*YOUR TASK*
Begin at the first line below and copy each line exactly, ending with the line where "0.255, 0.266, 0.274]" appears.

*SOURCE DATA*
** BEGIN **

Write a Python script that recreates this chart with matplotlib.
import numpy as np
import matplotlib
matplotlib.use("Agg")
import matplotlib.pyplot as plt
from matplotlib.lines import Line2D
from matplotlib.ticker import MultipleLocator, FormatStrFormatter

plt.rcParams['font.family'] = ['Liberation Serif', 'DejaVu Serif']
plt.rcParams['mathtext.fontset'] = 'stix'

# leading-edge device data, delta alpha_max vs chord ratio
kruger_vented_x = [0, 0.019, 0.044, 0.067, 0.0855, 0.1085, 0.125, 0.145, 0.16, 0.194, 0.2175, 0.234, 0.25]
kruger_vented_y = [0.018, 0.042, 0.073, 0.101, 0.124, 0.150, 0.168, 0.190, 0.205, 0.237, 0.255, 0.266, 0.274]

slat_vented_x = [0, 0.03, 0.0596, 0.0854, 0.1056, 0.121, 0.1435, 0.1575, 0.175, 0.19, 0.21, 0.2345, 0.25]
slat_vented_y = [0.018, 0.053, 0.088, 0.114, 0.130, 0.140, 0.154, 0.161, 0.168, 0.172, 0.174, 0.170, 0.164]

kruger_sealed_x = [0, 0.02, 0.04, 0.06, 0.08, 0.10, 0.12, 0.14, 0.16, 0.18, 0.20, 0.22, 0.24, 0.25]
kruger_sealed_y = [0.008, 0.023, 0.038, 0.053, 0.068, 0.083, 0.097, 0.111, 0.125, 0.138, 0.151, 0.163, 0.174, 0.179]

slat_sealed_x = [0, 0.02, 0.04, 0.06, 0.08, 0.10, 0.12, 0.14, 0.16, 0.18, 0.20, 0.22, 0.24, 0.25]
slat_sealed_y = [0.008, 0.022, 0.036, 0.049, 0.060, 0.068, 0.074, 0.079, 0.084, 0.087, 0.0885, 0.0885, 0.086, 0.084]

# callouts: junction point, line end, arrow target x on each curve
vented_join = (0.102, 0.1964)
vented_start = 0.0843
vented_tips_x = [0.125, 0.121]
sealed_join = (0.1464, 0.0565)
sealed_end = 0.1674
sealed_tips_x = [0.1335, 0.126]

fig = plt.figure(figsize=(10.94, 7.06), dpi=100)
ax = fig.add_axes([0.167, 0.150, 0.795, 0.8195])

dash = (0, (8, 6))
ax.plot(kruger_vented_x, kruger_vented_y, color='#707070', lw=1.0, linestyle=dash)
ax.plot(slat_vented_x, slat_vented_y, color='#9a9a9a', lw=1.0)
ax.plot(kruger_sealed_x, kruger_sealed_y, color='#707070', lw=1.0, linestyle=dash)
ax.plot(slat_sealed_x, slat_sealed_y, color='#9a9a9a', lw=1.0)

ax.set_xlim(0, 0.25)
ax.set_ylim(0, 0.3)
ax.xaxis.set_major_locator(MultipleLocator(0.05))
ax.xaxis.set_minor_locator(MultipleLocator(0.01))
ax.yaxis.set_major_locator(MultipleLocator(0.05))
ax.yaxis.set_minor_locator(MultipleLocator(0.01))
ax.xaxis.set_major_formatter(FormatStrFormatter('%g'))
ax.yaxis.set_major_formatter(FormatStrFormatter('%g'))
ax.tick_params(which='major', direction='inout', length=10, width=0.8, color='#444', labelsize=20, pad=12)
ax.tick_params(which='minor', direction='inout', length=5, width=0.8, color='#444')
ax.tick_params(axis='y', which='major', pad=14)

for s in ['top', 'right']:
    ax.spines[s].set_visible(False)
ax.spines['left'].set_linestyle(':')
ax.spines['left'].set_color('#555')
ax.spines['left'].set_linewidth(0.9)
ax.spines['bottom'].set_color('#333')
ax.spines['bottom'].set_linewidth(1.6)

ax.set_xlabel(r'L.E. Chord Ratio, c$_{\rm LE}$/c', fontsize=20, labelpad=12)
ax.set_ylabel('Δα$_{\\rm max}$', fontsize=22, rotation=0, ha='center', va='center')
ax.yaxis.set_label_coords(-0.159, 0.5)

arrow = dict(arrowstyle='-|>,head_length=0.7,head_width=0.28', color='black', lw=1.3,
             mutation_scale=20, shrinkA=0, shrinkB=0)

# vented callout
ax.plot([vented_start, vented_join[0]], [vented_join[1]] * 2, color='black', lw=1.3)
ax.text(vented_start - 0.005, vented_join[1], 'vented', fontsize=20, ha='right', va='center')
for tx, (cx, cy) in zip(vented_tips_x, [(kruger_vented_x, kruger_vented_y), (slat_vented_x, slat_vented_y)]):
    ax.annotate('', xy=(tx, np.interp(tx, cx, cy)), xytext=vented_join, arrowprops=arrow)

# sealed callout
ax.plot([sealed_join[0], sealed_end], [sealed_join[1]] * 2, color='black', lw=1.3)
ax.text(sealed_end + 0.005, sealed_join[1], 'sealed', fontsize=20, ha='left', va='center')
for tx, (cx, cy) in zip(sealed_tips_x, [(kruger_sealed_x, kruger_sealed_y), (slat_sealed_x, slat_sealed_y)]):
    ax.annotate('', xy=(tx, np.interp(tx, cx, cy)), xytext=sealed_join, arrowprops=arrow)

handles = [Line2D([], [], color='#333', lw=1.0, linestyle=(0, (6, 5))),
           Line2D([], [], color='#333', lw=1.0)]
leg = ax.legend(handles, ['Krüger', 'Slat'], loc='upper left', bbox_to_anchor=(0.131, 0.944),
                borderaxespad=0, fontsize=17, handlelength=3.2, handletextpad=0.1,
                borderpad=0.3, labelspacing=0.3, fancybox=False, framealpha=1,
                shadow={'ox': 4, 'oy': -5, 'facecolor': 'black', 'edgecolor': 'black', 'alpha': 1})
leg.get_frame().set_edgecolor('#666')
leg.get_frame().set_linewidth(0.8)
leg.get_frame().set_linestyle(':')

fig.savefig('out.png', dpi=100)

** END **

*OUTPUT OF THE TASK*
Write a Python script that recreates this chart with matplotlib.
import numpy as np
import matplotlib
matplotlib.use("Agg")
import matplotlib.pyplot as plt
from matplotlib.lines import Line2D
from matplotlib.ticker import MultipleLocator, FormatStrFormatter

plt.rcParams['font.family'] = ['Liberation Serif', 'DejaVu Serif']
plt.rcParams['mathtext.fontset'] = 'stix'

# leading-edge device data, delta alpha_max vs chord ratio
kruger_vented_x = [0, 0.019, 0.044, 0.067, 0.0855, 0.1085, 0.125, 0.145, 0.16, 0.194, 0.2175, 0.234, 0.25]
kruger_vented_y = [0.018, 0.042, 0.073, 0.101, 0.124, 0.150, 0.168, 0.190, 0.205, 0.237, 0.255, 0.266, 0.274]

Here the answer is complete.